Can we help revive our republic with the prudent use of our right to nullify laws?
When we serve as jurors, we can literally take the law into our own hands. As Thomas Jefferson maintained, if citizen jurors "think the permanent judges are under any bias whatever in any cause," they can "take on themselves to judge the law as well as the fact." So, in any instance when jurors believe a judge is not issuing rulings according to the law, but rather is allowing political bias or bribery to dictate his decisions, jurors would not just determine guilt or innocence, but would also assume the judge's role in the proceedings. John Jay, the first chief justice of the U.S. Supreme Court, ruled that while typically "juries are the best judges of facts" and "courts are the best judges of law," there are instances in which "both objects are within [juries'] power of decision." Under such circumstances, juries "have a right to take it upon [themselves] to judge of both, and to determine the law as well as the fact in controversy." As a result, jurors not only can override a judge, but can nullify existing law.
As I noted in my book Constitution Cafe: Jefferson's Brew for a True Revolution, this right to "nullification" was first established in the New World in 1735. John Peter Zinger, a New York newspaper publisher was arrested for "seditious libel" because he criticized the royal governor of New York in print. During the trial, the royal prosecutor himself acknowledged that what Zinger had written about the governor was true, but that Zinger's arrest was nonetheless legal because such criticism was banned. The jury, though, ruled in Zinger's favor, declaring him not guilty. Zinger had indeed broken the law, but since the jury considered the law to be unjust, it found him innocent.

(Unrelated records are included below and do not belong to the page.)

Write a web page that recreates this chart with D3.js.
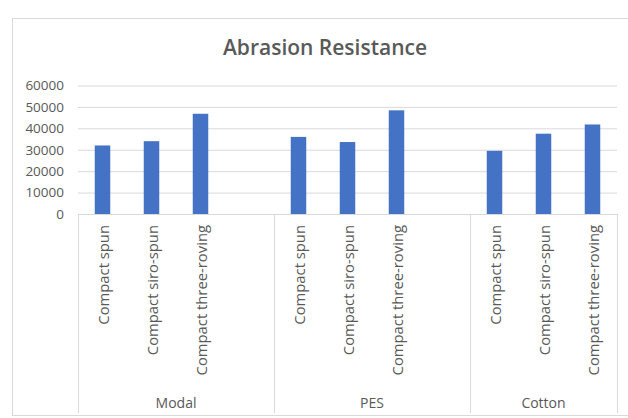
<!DOCTYPE html>
<html>
<head>
<meta charset="utf-8">
<script src="https://cdn.jsdelivr.net/npm/d3@7"></script>
<style>
  html, body { margin: 0; padding: 0; background: #fff; }
  svg { display: block; }
  text { font-family: "Open Sans", "Liberation Sans", sans-serif; fill: #595959; }
</style>
</head>
<body>
<svg id="chart" width="628" height="418"></svg>
<script>
const title = "Abrasion Resistance";
const groups = ["Modal", "PES", "Cotton"];
const methods = ["Compact spun", "Compact siro-spun", "Compact three-roving"];
const modalValues = [32000, 34000, 46800];
const pesValues = [36000, 33600, 48400];
const cottonValues = [29500, 37500, 41800];
const yTicks = [0, 10000, 20000, 30000, 40000, 50000, 60000];

const seriesByGroup = [modalValues, pesValues, cottonValues];

// Build slot list (a blank slot follows each group except the last, as in the source sheet)
const slots = [];
groups.forEach((g, gi) => {
  methods.forEach((m, mi) => slots.push({ id: g + "|" + m, group: g, method: m, value: seriesByGroup[gi][mi] }));
  if (gi < groups.length - 1) slots.push({ id: g + "|blank", group: g, method: null, value: null });
});

const svg = d3.select("#chart");
const plot = { left: 78, right: 617, top: 85.5, bottom: 214 };
const axisBottom = 413;

// chart border
svg.append("rect")
  .attr("x", 12.5).attr("y", 18.5).attr("width", 640).attr("height", 397)
  .attr("fill", "none").attr("stroke", "#d9d9d9").attr("stroke-width", 1);

const x = d3.scaleBand().domain(slots.map(d => d.id)).range([plot.left, plot.right]).paddingInner(0).paddingOuter(0);
const y = d3.scaleLinear().domain([0, 60000]).range([plot.bottom, plot.top]);

// title
svg.append("text")
  .attr("x", 325).attr("y", 55)
  .attr("text-anchor", "middle")
  .style("font-size", "21px").style("font-weight", "600")
  .text(title);

// gridlines + y labels
const yAxis = d3.axisLeft(y).tickValues(yTicks).tickSize(-(plot.right - plot.left)).tickPadding(14).tickFormat(d3.format("d"));
const gy = svg.append("g").attr("transform", `translate(${plot.left},0)`).call(yAxis);
gy.select(".domain").remove();
gy.selectAll(".tick line").attr("stroke", "#d9d9d9").attr("stroke-width", 1);
gy.selectAll(".tick text").style("font-size", "13.5px").attr("fill", "#595959");

// bars
const bw = 15.5;
svg.append("g").selectAll("rect")
  .data(slots.filter(d => d.value !== null))
  .join("rect")
  .attr("x", d => x(d.id) + x.bandwidth() / 2 - bw / 2)
  .attr("width", bw)
  .attr("y", d => y(d.value))
  .attr("height", d => y(0) - y(d.value))
  .attr("fill", "#4472c4");

// category axis line
svg.append("line")
  .attr("x1", plot.left).attr("x2", plot.right)
  .attr("y1", plot.bottom + 0.5).attr("y2", plot.bottom + 0.5)
  .attr("stroke", "#d9d9d9");

// group separators
const groupBounds = groups.map(g => {
  const s = slots.filter(d => d.group === g);
  return { group: g, x0: x(s[0].id), x1: x(s[s.length - 1].id) + x.bandwidth() };
});
const sepX = [groupBounds[0].x0].concat(groupBounds.map(b => b.x1));
svg.append("g").selectAll("line")
  .data(sepX)
  .join("line")
  .attr("x1", d => Math.round(d) + 0.5).attr("x2", d => Math.round(d) + 0.5)
  .attr("y1", plot.bottom).attr("y2", axisBottom)
  .attr("stroke", "#d9d9d9");

// inner category labels (rotated)
svg.append("g").selectAll("text")
  .data(slots.filter(d => d.method !== null))
  .join("text")
  .attr("transform", d => `translate(${x(d.id) + x.bandwidth() / 2},${plot.bottom + 11}) rotate(-90)`)
  .attr("text-anchor", "end")
  .attr("dominant-baseline", "central")
  .style("font-size", "14.8px")
  .text(d => d.method);

// group labels
svg.append("g").selectAll("text")
  .data(groupBounds)
  .join("text")
  .attr("x", d => (d.x0 + d.x1) / 2)
  .attr("y", 402)
  .attr("text-anchor", "middle")
  .attr("dominant-baseline", "central")
  .style("font-size", "14px")
  .text(d => d.group);
</script>
</body>
</html>
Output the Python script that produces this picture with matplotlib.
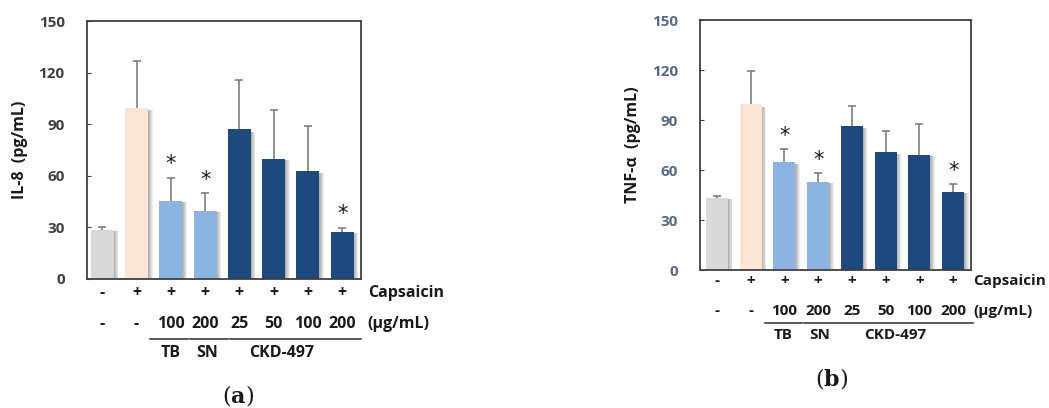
import matplotlib
matplotlib.use("Agg")
import matplotlib.pyplot as plt
from matplotlib.transforms import blended_transform_factory
from matplotlib.lines import Line2D

# ---- data ----
capsaicin = ["-", "+", "+", "+", "+", "+", "+", "+"]
doses = ["-", "-", "100", "200", "25", "50", "100", "200"]
groups = ["TB", "SN", "CKD-497"]
il8_mean = [28.5, 99.5, 45.5, 39.5, 87.0, 70.0, 62.5, 27.3]
il8_err = [1.8, 27.5, 13.5, 10.5, 28.8, 28.3, 26.7, 2.4]
il8_sig = [False, False, True, True, False, False, False, True]
tnf_mean = [43.0, 99.5, 64.6, 53.0, 86.6, 70.6, 69.2, 47.0]
tnf_err = [1.6, 20.0, 8.0, 5.2, 11.8, 12.6, 18.6, 4.4]
tnf_sig = [False, False, True, True, False, False, False, True]
yticks = [0, 30, 60, 90, 120, 150]

bar_colors = ["#d9d9d9", "#fbe5d6", "#8db3e2", "#8db3e2",
              "#1f497d", "#1f497d", "#1f497d", "#1f497d"]

plt.rcParams['font.family'] = ['Open Sans', 'DejaVu Sans']
plt.rcParams['mathtext.fontset'] = 'dejavuserif'

fig = plt.figure(figsize=(10.49, 4.08), dpi=100)

def panel(rect, means, errs, sig, ylabel, xlim, width, tickcol, rows, letter, letter_x,
          lines, grp_x, FS, lab_off):
    ax = fig.add_axes(rect)
    x = list(range(len(means)))
    # soft shadows at the right side of the bars
    for k in range(6):
        ax.bar([xi + width / 2 + 0.01 + k * 0.022 for xi in x], [m * 0.985 for m in means],
               width=0.024, color="#707070", alpha=0.55 - k * 0.085, align="center",
               linewidth=0, zorder=1)
    ax.bar(x, means, width=width, color=bar_colors, zorder=2, linewidth=0)
    tops = [m + e for m, e in zip(means, errs)]
    ax.vlines(x, means, tops, color="#7f7f7f", lw=1.2, zorder=3)
    ax.hlines(tops, [xi - 0.12 for xi in x], [xi + 0.12 for xi in x], color="#7f7f7f",
              lw=1.2, zorder=3)
    for xi, t, s in zip(x, tops, sig):
        if s:
            ax.text(xi, t + 2.0, "*", ha="center", va="bottom", fontsize=15,
                    color="#1a1a1a", family="DejaVu Sans")
    ax.set_xlim(*xlim)
    ax.set_ylim(0, 150)
    ax.set_yticks(yticks)
    ax.set_xticks([])
    ax.tick_params(axis="y", direction="in", length=3, color="#404040", labelsize=11,
                   labelcolor=tickcol, pad=16)
    for lab in ax.get_yticklabels():
        lab.set_fontweight("bold")
    for sp in ax.spines.values():
        sp.set_color("#404040")
        sp.set_linewidth(1.3)
    ax.set_ylabel(ylabel, fontsize=11.5, fontweight="bold", color="#1a1a1a", labelpad=8)
    tr = blended_transform_factory(ax.transData, ax.transAxes)
    y_cap, y_dose, y_line, y_grp, y_letter = rows
    for xi, c, d in zip(x, capsaicin, doses):
        ax.text(xi, y_cap, c, transform=tr, ha="center", va="center", fontsize=FS,
                fontweight="bold", color="#1a1a1a")
        ax.text(xi, y_dose, d, transform=tr, ha="center", va="center", fontsize=FS,
                fontweight="bold", color="#1a1a1a")
    ax.text(xlim[1] + lab_off, y_cap, "Capsaicin", transform=tr, ha="left", va="center",
            fontsize=FS, fontweight="bold", color="#1a1a1a")
    ax.text(xlim[1] + lab_off, y_dose, "(μg/mL)", transform=tr, ha="left", va="center",
            fontsize=FS, fontweight="bold", color="#1a1a1a")
    for (x0, x1), g, gx in zip(lines, groups, grp_x):
        ax.add_line(Line2D([x0, x1], [y_line, y_line], transform=tr, color="#404040",
                           lw=1.2, clip_on=False))
        ax.text(gx, y_grp, g, transform=tr, ha="center", va="center", fontsize=FS,
                fontweight="bold", color="#1a1a1a")
    ax.text(letter_x, y_letter, "($\\mathbf{" + letter + "}$)", transform=tr,
            ha="center", va="center", fontsize=16, family="DejaVu Serif",
            color="#1a1a1a")
    return ax

panel([0.0829, 0.3162, 0.2612, 0.6323], il8_mean, il8_err, il8_sig, "IL-8  (pg/mL)",
      (-0.45, 7.55), 0.67, "#404040",
      (-0.056, -0.175, -0.233, -0.288, -0.45), "a", 3.95,
      [(1.4, 2.5), (2.56, 3.67), (3.73, 7.55)], [2.0, 3.05, 5.24], 11.5, 0.2)

panel([0.6673, 0.3382, 0.2584, 0.6127], tnf_mean, tnf_err, tnf_sig, "TNF-α  (pg/mL)",
      (-0.5, 7.53), 0.65, "#5a6a82",
      (-0.044, -0.164, -0.212, -0.26, -0.432), "b", 3.4,
      [(1.43, 2.53), (2.59, 3.71), (3.74, 7.6)], [1.96, 3.06, 5.29], 11.0, 0.06)

fig.savefig("out.png", dpi=100)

To this day, though it is not widely known or practiced, nullification remains a right in jury trials. A jury (or a single juror) can invalidate the law as it applies to the specific case over which it is presiding and find a defendant not guilty even if he has committed the infraction for which he is standing trial. In our nation's history, nullification has been used for both humane and destructive purposes by juries that were not impartially selected. To be sure, one must beware that this power of the people can cut both ways, to bolster a democracy, or undo it. For instance, during the Civil War, juries sympathetic to the cause of emancipation refused to convict abolitionists even when they broke laws prohibiting them from helping slaves. On the other hand, during the Civil Rights era, all-white juries refused to convict whites who murdered blacks no matter how damning the evidence.
How could we use this authority today to resuscitate our republic? Well, since corporations have all the rights of persons with none of the responsibilities, let's treat them like persons and make them face jury trials. That way, a jury trial can decide campaign finance and political speech cases such as Citizens United v. the Federal Election Commission. My bet is that a jury of the people will strip corporations of anything smacking of rights that our Framers had meant to be possessed only by individual Americans. Since judges serving on courts are under no obligation to inform jurors of their right to nullification, we must inform ourselves. That way, from here on out, when we serve as jurors, we will be vigilant when it comes to making sure that decisions that are rendered have our and our republic's best interests at heart.
I can see it now -- juries of our peers seizing our republic from the hands of elected representatives and Supreme Court Justices who no longer care a whit about their will, much less the intent of the Framers of our Constitution, by rendering decisions that may go against the letter of existing statutes, but that would make our Founders proud. Can you?